Planting grown oak trees in a yard can typically cost between $600 to $800. The Canopy Tree Restoration Campaign offered planting and maintenance services between $250 and $325, just enough to recover maintenance costs and the price of the trees gotten wholesale from Country Springs Nursery.

One hundred thirty-nine trees were sold. Of those, 20 were donations to have trees planted in neighbors’ yards.

As they worked through the process, they said they had to be careful to not get the dregs of the tree lots and find good trees. It’s a process that took time and extensive education on tree types. Seward and Gas, along with their representative to the North Ridge Citizen’s Association, Meghan Rainey, enrolled in Arlington’s Tree Stewards’ spring course on tree care.

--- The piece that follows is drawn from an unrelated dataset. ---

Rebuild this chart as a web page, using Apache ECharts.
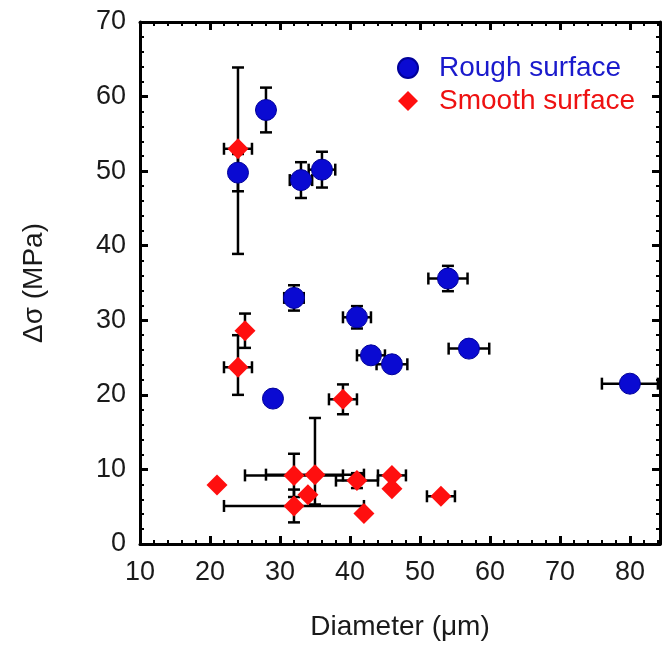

“Buying a tree isn’t like buying something off the shelf,” said Seward. “You have to plan that far in advance.”

Seward and Gas emphasized that several others in Arlington and Alexandria helped, like the tree stewards of Arlington and Bryan Marquis designing their brochure. Now, Seward and Gas are planning on spreading their campaign across the city with the help of Alexandria Mayor Allison Silberberg.

“This is the time to do it; right now,” said Silberberg. A longtime advocate for greater tree canopy coverage. “We do this because we inherited so much of the beauty we see now and we want to do this for future generations to come. Now we’re going to take this to the next level and take this to other civic associations.”

The two are scheduled to visit the Alexandria Federation of Civic Associations to talk about their process and how other civic groups can replicate it.

“We can help make the process easier for others with what we’ve learned about whole sale,” said Gas.